The request
Pictures stay out. Extract the lines below from the first one through the line with "from matplotlib import font_manager", both included.

--- START OF Data lines ---

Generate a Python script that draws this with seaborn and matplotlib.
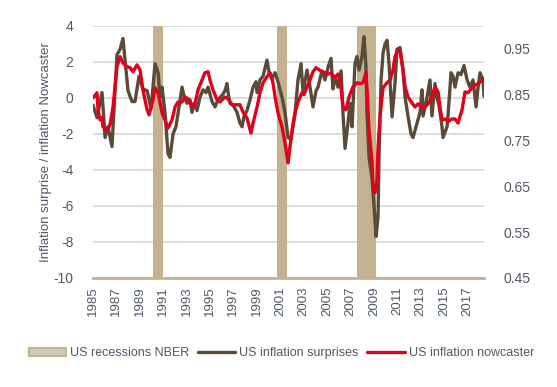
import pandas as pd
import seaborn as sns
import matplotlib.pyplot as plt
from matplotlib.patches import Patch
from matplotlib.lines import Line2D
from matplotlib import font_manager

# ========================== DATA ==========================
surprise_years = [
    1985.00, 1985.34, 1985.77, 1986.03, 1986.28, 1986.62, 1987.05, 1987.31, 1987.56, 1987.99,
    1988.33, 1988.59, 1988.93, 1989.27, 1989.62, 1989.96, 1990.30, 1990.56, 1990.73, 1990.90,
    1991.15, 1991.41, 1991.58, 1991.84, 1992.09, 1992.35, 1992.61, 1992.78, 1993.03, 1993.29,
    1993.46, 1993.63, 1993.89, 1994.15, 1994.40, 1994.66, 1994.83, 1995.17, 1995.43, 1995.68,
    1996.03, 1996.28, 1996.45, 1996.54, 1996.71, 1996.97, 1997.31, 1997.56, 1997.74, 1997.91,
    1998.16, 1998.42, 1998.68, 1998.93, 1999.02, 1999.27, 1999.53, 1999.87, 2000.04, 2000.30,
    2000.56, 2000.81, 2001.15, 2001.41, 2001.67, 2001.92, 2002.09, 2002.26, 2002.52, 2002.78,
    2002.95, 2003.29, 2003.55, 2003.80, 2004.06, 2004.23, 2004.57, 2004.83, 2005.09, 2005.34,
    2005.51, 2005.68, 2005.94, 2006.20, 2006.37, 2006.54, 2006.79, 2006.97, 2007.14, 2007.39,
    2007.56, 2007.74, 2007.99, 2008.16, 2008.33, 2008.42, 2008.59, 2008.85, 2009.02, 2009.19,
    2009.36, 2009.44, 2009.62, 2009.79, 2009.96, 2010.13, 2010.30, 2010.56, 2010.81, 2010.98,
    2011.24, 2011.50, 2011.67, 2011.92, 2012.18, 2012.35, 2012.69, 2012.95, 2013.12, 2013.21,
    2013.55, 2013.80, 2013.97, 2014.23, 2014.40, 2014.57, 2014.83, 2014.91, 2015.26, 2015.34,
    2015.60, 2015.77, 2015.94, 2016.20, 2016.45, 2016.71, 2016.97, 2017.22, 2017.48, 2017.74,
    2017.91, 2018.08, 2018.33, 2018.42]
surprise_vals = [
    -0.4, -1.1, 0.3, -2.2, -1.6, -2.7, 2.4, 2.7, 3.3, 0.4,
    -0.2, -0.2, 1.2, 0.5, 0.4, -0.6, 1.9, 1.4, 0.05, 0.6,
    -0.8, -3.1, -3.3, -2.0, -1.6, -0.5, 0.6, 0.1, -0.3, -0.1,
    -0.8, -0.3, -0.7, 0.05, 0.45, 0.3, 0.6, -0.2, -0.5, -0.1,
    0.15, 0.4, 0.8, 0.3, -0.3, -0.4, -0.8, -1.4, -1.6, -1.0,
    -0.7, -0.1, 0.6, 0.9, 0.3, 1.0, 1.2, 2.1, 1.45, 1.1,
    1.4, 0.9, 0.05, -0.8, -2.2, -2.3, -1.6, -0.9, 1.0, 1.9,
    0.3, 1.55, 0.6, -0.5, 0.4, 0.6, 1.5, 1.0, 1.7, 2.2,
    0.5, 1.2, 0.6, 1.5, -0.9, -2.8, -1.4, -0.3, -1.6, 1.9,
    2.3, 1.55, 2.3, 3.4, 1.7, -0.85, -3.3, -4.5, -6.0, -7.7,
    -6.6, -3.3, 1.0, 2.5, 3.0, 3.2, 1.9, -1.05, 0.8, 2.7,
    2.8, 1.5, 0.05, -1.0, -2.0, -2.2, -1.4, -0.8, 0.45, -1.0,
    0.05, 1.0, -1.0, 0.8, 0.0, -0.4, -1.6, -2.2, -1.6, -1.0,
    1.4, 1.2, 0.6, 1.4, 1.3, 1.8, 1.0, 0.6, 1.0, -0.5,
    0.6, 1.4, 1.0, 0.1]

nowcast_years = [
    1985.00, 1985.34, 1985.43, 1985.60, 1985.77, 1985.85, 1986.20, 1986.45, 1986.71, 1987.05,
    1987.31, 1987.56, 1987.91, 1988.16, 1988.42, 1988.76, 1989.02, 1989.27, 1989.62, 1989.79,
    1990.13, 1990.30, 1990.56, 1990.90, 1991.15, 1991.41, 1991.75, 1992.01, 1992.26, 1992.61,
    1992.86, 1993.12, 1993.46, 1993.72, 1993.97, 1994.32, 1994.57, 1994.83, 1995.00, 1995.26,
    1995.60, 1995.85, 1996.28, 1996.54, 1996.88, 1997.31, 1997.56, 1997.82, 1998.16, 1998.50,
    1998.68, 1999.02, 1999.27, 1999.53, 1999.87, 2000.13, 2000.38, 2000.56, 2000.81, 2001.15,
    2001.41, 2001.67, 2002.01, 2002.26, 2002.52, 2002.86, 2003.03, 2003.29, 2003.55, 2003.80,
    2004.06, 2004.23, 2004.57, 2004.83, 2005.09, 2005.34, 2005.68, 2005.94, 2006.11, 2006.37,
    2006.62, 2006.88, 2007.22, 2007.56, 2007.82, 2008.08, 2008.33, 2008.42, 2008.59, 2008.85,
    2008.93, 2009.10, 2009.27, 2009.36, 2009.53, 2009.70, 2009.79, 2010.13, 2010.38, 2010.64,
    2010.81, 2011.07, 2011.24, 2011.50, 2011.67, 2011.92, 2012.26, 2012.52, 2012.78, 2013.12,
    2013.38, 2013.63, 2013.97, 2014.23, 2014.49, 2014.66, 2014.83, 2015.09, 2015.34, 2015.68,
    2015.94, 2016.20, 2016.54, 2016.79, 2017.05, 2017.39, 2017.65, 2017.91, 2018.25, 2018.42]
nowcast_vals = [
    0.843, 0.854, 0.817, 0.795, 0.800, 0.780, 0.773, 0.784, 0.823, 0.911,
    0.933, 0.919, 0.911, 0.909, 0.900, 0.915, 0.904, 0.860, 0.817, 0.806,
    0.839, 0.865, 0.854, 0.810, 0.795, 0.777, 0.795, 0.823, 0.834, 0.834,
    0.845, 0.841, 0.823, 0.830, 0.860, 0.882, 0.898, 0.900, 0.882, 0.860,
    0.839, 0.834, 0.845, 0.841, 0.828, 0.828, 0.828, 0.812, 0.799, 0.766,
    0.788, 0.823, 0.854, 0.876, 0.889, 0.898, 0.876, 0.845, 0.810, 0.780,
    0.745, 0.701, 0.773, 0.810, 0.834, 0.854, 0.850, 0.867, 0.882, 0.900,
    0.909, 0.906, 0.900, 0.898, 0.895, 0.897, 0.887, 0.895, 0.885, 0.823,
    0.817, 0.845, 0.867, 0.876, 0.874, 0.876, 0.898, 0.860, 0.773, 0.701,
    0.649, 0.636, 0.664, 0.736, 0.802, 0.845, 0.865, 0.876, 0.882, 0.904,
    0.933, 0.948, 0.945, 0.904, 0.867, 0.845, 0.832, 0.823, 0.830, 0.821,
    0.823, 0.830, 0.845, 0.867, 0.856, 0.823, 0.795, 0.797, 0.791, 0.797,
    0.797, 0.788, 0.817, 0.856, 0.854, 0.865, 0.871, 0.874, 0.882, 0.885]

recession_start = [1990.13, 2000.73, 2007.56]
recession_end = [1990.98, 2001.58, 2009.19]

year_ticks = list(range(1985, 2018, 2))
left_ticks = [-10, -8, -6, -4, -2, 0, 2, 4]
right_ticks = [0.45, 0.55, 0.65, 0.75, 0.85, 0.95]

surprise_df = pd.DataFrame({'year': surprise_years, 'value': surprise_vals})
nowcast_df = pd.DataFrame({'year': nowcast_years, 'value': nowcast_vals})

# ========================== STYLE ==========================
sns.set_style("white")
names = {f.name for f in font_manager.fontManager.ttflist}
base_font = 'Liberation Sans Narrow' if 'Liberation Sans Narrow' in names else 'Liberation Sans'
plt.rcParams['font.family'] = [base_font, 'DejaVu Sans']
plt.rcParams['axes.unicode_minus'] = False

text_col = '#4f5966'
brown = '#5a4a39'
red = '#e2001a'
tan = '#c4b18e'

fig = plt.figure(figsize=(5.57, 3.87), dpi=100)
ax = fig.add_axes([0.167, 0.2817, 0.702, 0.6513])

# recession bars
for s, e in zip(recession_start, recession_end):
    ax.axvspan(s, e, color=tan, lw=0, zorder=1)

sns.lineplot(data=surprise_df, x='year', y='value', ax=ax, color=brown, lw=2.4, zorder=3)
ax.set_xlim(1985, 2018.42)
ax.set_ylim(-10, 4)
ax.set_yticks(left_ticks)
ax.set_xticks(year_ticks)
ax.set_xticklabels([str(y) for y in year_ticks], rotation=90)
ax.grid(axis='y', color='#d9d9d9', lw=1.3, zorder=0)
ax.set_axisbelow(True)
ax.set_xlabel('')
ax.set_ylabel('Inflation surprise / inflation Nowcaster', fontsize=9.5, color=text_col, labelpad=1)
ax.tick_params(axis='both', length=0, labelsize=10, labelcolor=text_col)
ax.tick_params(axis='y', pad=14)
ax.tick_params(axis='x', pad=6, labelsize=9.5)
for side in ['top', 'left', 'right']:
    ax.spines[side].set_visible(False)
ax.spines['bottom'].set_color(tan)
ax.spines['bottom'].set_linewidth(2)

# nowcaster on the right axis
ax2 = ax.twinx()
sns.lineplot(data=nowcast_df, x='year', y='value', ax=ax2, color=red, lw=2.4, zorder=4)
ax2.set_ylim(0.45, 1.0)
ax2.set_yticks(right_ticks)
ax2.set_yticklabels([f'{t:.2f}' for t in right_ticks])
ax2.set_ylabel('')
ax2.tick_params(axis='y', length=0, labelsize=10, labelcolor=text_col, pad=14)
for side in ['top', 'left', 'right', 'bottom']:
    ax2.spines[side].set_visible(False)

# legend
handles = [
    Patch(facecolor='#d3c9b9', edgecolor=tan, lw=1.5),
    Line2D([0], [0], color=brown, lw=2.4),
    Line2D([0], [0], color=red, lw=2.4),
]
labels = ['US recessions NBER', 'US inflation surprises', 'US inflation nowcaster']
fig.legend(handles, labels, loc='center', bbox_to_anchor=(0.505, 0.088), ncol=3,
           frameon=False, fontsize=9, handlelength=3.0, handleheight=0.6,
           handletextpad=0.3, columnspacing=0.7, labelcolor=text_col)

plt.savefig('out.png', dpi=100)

--- END OF Data lines ---

Written response
Generate a Python script that draws this with seaborn and matplotlib.
import pandas as pd
import seaborn as sns
import matplotlib.pyplot as plt
from matplotlib.patches import Patch
from matplotlib.lines import Line2D
from matplotlib import font_manager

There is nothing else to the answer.